- _The problem_: Quote the whole listing word for word. Do not include the pictures.

- _Available data_:
----------------

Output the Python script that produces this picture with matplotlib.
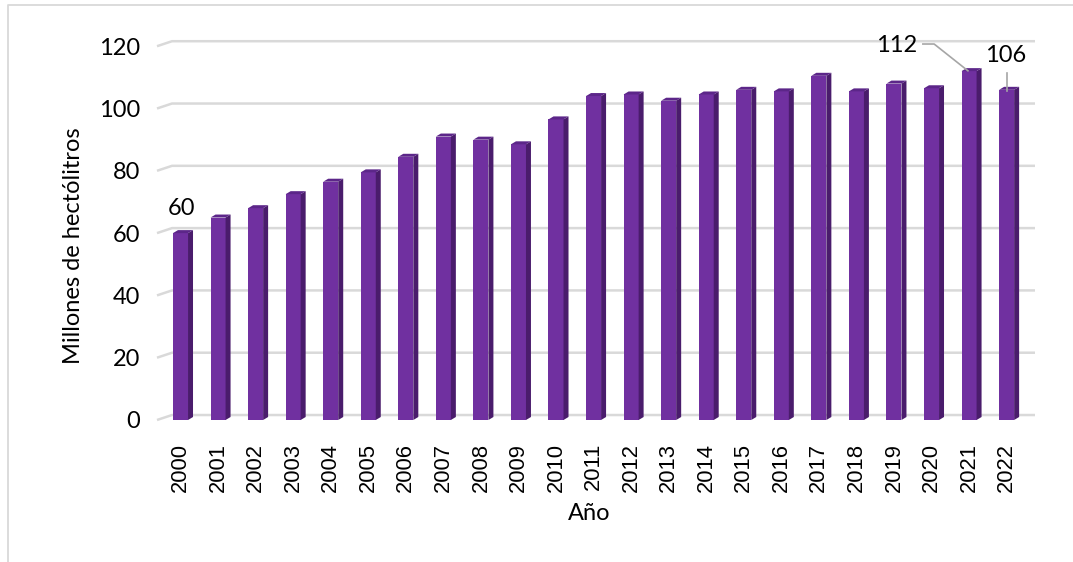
import matplotlib
matplotlib.use("Agg")
import matplotlib.pyplot as plt
from matplotlib.patches import Polygon
from matplotlib.lines import Line2D

# ── Data ──────────────────────────────────────────────────────────────────────
years = [str(y) for y in range(2000, 2023)]
values = [60, 65, 68, 72.5, 76.5, 79.5, 84.5, 91, 90, 88.5, 96.5,
          104, 104.5, 102.5, 104.5, 106, 105.5, 110.5, 105.5, 108, 106.5,
          112, 106]
y_ticks = [0, 20, 40, 60, 80, 100, 120]
labelled = {0: "60", 21: "112", 22: "106"}

# ── Style ─────────────────────────────────────────────────────────────────────
FRONT = "#7030A0"
SIDE = "#4A1C6C"
TOP = "#5C2689"
GRID = "#D9D9D9"
CAL = ["Lato", "DejaVu Sans"]
FS = 17

W, H = 1073, 562
fig = plt.figure(figsize=(W / 100, H / 100), dpi=100)
fig.patch.set_facecolor("white")

# axes placed in pixel terms: front floor at y=420, 3.115 px per unit
ax = fig.add_axes([157 / W, (H - 420) / H, 878 / W, 125 * 3.115 / H])
ax.set_xlim(-0.626, 22.756)
ax.set_ylim(0, 125)
for s in ax.spines.values():
    s.set_visible(False)

# back-wall gridlines with the little 3D floor step on the left
gdx, gdy = 0.4, 1.6
for v in y_ticks:
    ax.plot([-0.626, -0.626 + gdx, 22.756], [v, v + gdy, v + gdy],
            color=GRID, lw=1.8, zorder=1, clip_on=False, solid_capstyle="butt")

# 3D-ish columns: front face + side + top
bw, dx, dy = 0.4, 0.133, 0.96
for i, v in enumerate(values):
    ax.bar(i, v, width=bw, color=FRONT, zorder=3, linewidth=0)
    x1 = i + bw / 2
    ax.add_patch(Polygon([(x1, 0), (x1 + dx, dy), (x1 + dx, v + dy), (x1, v)],
                         closed=True, fc=SIDE, ec="none", zorder=3))
    x0 = i - bw / 2
    ax.add_patch(Polygon([(x0, v), (x0 + dx, v + dy), (x1 + dx, v + dy), (x1, v)],
                         closed=True, fc=TOP, ec="none", zorder=3))

# ticks
ax.set_yticks(y_ticks)
ax.set_yticklabels([str(t) for t in y_ticks], family=CAL, fontsize=FS)
ax.set_xticks(range(len(years)))
ax.set_xticklabels(years, rotation=90, family="Liberation Sans", fontsize=15.8)
ax.tick_params(axis="y", length=0, pad=12)
ax.tick_params(axis="x", length=0, pad=16.5)

# data labels
ax.text(0.03, 68, labelled[0], ha="center", va="center", family=CAL, fontsize=FS)
ax.text(19.07, 120.2, labelled[21], ha="center", va="center", family=CAL,
        fontsize=FS, clip_on=False)
ax.plot([19.77, 20.07, 20.97], [120.7, 120.7, 112.1], color="#A6A6A6", lw=1.2,
        zorder=4, clip_on=False)
ax.text(21.97, 117, labelled[22], ha="center", va="center", family=CAL,
        fontsize=FS, clip_on=False)
ax.plot([22.0, 22.0], [111.4, 105.6], color="#A6A6A6", lw=1.2, zorder=4)

# axis titles
fig.text(589 / W, 1 - 514 / H, "Año", ha="center", va="center",
         family=CAL, fontsize=FS)
fig.text(74 / W, 1 - 246 / H, "Millones de hectólitros", ha="center",
         va="center", rotation=90, family=CAL, fontsize=FS)

# chart frame (left + top visible)
fig.add_artist(Line2D([7.5 / W, 7.5 / W, 1.0], [0.0, 1 - 4.5 / H, 1 - 4.5 / H],
                      transform=fig.transFigure, color=GRID, lw=1.3))

fig.savefig("out.png", dpi=100)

----------------

- _Result for this task_:
Output the Python script that produces this picture with matplotlib.
import matplotlib
matplotlib.use("Agg")
import matplotlib.pyplot as plt
from matplotlib.patches import Polygon
from matplotlib.lines import Line2D

# ── Data ──────────────────────────────────────────────────────────────────────
years = [str(y) for y in range(2000, 2023)]
values = [60, 65, 68, 72.5, 76.5, 79.5, 84.5, 91, 90, 88.5, 96.5,
          104, 104.5, 102.5, 104.5, 106, 105.5, 110.5, 105.5, 108, 106.5,
          112, 106]
y_ticks = [0, 20, 40, 60, 80, 100, 120]
labelled = {0: "60", 21: "112", 22: "106"}

# ── Style ─────────────────────────────────────────────────────────────────────
FRONT = "#7030A0"
SIDE = "#4A1C6C"
TOP = "#5C2689"
GRID = "#D9D9D9"
CAL = ["Lato", "DejaVu Sans"]
FS = 17

W, H = 1073, 562
fig = plt.figure(figsize=(W / 100, H / 100), dpi=100)
fig.patch.set_facecolor("white")

# axes placed in pixel terms: front floor at y=420, 3.115 px per unit
ax = fig.add_axes([157 / W, (H - 420) / H, 878 / W, 125 * 3.115 / H])
ax.set_xlim(-0.626, 22.756)
ax.set_ylim(0, 125)
for s in ax.spines.values():
    s.set_visible(False)

# back-wall gridlines with the little 3D floor step on the left
gdx, gdy = 0.4, 1.6
for v in y_ticks:
    ax.plot([-0.626, -0.626 + gdx, 22.756], [v, v + gdy, v + gdy],
            color=GRID, lw=1.8, zorder=1, clip_on=False, solid_capstyle="butt")

# 3D-ish columns: front face + side + top
bw, dx, dy = 0.4, 0.133, 0.96
for i, v in enumerate(values):
    ax.bar(i, v, width=bw, color=FRONT, zorder=3, linewidth=0)
    x1 = i + bw / 2
    ax.add_patch(Polygon([(x1, 0), (x1 + dx, dy), (x1 + dx, v + dy), (x1, v)],
                         closed=True, fc=SIDE, ec="none", zorder=3))
    x0 = i - bw / 2
    ax.add_patch(Polygon([(x0, v), (x0 + dx, v + dy), (x1 + dx, v + dy), (x1, v)],
                         closed=True, fc=TOP, ec="none", zorder=3))

# ticks
ax.set_yticks(y_ticks)
ax.set_yticklabels([str(t) for t in y_ticks], family=CAL, fontsize=FS)
ax.set_xticks(range(len(years)))
ax.set_xticklabels(years, rotation=90, family="Liberation Sans", fontsize=15.8)
ax.tick_params(axis="y", length=0, pad=12)
ax.tick_params(axis="x", length=0, pad=16.5)

# data labels
ax.text(0.03, 68, labelled[0], ha="center", va="center", family=CAL, fontsize=FS)
ax.text(19.07, 120.2, labelled[21], ha="center", va="center", family=CAL,
        fontsize=FS, clip_on=False)
ax.plot([19.77, 20.07, 20.97], [120.7, 120.7, 112.1], color="#A6A6A6", lw=1.2,
        zorder=4, clip_on=False)
ax.text(21.97, 117, labelled[22], ha="center", va="center", family=CAL,
        fontsize=FS, clip_on=False)
ax.plot([22.0, 22.0], [111.4, 105.6], color="#A6A6A6", lw=1.2, zorder=4)

# axis titles
fig.text(589 / W, 1 - 514 / H, "Año", ha="center", va="center",
         family=CAL, fontsize=FS)
fig.text(74 / W, 1 - 246 / H, "Millones de hectólitros", ha="center",
         va="center", rotation=90, family=CAL, fontsize=FS)

# chart frame (left + top visible)
fig.add_artist(Line2D([7.5 / W, 7.5 / W, 1.0], [0.0, 1 - 4.5 / H, 1 - 4.5 / H],
                      transform=fig.transFigure, color=GRID, lw=1.3))

fig.savefig("out.png", dpi=100)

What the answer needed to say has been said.